All in one `python` function:

In [None]:
def HubsAuth(G, k):
    hubs = normalized({ x : 1 for x in G })
    auth = normalized({ x : 1 for x in G })
    for i in range(k):
        auth = AuthUpdate(G, hubs)
        hubs = HubsUpdate(G, auth)
    
    return hubs, auth

In [None]:
hubs, auth = HubsAuth(G, 10)
 

In [None]:
hubs

Finally, let's apply this to a random directed graph.

In [None]:
n, m = 80, 120
G = nx.gnm_random_graph(n, m, directed=True)

In [None]:
hubs, auth = HubsAuth(G, 50)

Let's inspect the top and the bottom 10 scores.

In [None]:
[(k,auth[k]) for k in sorted(auth, key=auth.get, reverse=True)][:10]

In [None]:
[(k,auth[k]) for k in sorted(auth, key=auth.get)][:10]

In [None]:
[(k, hubs[k]) for k in sorted(hubs, key=hubs.get, reverse=True)][:10]

In [None]:
[(k, hubs[k]) for k in sorted(hubs, key=hubs.get)][:10]

In terms of matrix algebra this process can be described as follows.

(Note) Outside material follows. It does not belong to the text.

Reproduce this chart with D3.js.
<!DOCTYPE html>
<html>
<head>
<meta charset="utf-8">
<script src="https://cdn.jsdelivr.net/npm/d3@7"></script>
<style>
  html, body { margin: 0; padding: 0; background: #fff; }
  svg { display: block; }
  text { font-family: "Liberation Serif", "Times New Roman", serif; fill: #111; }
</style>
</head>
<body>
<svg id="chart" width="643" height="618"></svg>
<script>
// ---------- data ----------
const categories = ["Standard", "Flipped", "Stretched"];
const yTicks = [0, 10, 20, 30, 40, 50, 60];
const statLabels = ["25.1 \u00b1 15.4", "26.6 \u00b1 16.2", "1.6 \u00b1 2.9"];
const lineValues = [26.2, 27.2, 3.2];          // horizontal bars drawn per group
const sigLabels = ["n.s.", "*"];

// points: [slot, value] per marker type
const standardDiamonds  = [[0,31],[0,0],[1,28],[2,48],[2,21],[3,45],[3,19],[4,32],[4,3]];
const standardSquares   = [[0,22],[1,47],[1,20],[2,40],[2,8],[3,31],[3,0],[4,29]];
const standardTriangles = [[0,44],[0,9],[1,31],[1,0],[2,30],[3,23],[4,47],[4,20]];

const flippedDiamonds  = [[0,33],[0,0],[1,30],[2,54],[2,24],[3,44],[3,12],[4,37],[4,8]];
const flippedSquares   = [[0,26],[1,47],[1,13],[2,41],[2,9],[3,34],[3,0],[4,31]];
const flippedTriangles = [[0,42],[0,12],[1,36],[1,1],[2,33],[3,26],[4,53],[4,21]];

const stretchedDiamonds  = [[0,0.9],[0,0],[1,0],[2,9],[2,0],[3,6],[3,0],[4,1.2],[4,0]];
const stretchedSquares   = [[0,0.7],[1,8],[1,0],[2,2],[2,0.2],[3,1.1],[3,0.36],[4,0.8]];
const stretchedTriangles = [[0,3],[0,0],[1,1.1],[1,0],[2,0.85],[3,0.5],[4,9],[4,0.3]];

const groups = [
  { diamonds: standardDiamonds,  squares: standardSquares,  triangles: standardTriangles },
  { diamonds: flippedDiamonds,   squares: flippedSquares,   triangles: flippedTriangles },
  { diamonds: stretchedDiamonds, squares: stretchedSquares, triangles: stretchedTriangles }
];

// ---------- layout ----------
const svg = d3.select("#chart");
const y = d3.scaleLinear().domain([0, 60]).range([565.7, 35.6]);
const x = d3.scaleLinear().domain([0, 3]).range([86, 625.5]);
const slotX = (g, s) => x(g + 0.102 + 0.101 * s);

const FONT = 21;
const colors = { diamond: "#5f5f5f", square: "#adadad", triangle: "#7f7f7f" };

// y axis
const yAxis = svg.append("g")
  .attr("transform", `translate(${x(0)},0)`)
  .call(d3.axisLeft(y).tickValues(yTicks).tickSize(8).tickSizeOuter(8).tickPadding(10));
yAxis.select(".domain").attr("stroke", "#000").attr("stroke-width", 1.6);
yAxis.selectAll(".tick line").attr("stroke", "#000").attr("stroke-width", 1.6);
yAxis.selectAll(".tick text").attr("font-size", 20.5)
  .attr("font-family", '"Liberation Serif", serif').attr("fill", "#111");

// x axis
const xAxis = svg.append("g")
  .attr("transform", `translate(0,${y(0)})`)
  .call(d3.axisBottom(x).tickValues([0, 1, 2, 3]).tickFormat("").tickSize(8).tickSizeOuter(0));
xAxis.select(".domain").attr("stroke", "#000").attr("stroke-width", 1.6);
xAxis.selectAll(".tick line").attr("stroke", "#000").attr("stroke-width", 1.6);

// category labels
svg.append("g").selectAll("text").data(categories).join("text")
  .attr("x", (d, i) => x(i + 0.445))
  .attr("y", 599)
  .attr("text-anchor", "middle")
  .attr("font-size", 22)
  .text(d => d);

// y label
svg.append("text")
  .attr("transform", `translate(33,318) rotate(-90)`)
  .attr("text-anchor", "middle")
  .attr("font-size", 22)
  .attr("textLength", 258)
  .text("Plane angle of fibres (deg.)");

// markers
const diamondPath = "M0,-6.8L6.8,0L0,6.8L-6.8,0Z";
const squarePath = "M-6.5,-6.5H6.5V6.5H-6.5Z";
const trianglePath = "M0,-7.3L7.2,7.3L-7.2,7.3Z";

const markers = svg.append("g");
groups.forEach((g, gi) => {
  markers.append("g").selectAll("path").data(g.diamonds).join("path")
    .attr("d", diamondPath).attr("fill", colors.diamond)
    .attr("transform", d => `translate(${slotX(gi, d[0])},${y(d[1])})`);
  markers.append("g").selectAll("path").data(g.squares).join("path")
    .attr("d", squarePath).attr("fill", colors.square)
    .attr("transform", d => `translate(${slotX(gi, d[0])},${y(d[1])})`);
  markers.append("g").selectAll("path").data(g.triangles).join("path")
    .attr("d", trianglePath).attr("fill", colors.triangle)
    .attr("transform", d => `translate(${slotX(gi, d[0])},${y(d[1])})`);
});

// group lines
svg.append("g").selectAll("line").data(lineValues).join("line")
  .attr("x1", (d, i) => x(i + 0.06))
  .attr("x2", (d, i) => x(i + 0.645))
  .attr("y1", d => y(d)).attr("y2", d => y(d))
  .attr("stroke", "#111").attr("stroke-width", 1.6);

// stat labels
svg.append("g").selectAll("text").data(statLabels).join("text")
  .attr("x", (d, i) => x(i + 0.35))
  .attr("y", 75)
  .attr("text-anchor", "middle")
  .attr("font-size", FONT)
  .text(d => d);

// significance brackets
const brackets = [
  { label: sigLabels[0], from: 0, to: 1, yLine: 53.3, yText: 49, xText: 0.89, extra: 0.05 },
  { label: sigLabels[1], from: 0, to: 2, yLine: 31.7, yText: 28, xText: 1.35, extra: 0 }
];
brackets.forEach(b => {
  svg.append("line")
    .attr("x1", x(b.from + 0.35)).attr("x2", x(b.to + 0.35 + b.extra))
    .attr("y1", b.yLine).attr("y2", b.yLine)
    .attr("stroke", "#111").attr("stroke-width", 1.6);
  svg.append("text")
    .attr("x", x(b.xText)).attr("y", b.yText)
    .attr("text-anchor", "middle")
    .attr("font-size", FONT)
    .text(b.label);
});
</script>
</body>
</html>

###  Spectral Analysis of Hubs and Authorities

Let $M = (m_{ij})$ be the **adjacency matrix** of the directed graph
$G = (X, E)$
that is $m_{ij} = 1$ if $x_j \to x_i$ and $m_{ij} = 0$ otherwise,
where $X = \{x_1, \dots, x_n\}$.

We write $h = (h_1, \dots, h_n)$ for a list of hub scores, with $h_i = h(x_i)$,
the hub score of node $x_i$.  Similarly, we write $a = (a_1, \dots, a_n)$ for
a list of authority scores.

The **hub update rule** can now be expressed as
a **matrix multiplication**:
$$
h \gets M^T a
$$
and similarly, the **authority update rule**, using the transpose of the matrix $M$:
$$
a \gets M h
$$

Applying two steps of the procedure at once yields update rules
$$
  h \gets M^T M h
$$
and
$$
  a \gets M M^T \, a
$$
for $h$ and $a$, respectively.  

**In the limit**, one expects
to get vectors $h^{\ast}$ and $a^{\ast}$ whose directions do not change
under the latter rules, i.e.,
$$
  (M^T M) h^{\ast} = c h^{\ast}
$$
and
$$
  (M M^T) a^{\ast} = d a^{\ast}
$$
for certain constants $c$ and $d$, meaning that $h^{\ast}$ and $a^{\ast}$
are **eigenvectors** for the matrices $M^T M$ and $M M^T$,
respectively.

Using the fact that $M^T M$ and $M M^T$ are **symmetric** matrices
($(M^T M)^T = M^T (M^T)^T = M^T M$),
it can indeed be shown that any sequence of hub score vectors
$h$ under repeated application of the above update rule
converges to a real-valued eigenvector $h^{\ast}$ of $M M^T$ for the real eigenvalue $c$.

The argument uses the [Spectral Theorem](https://en.wikipedia.org/wiki/Spectral_theorem)
for [real symmetric matrices](https://en.wikipedia.org/wiki/Symmetric_matrix#Real_symmetric_matrices).


A similar result exists for any sequence of authority score vectors $a$.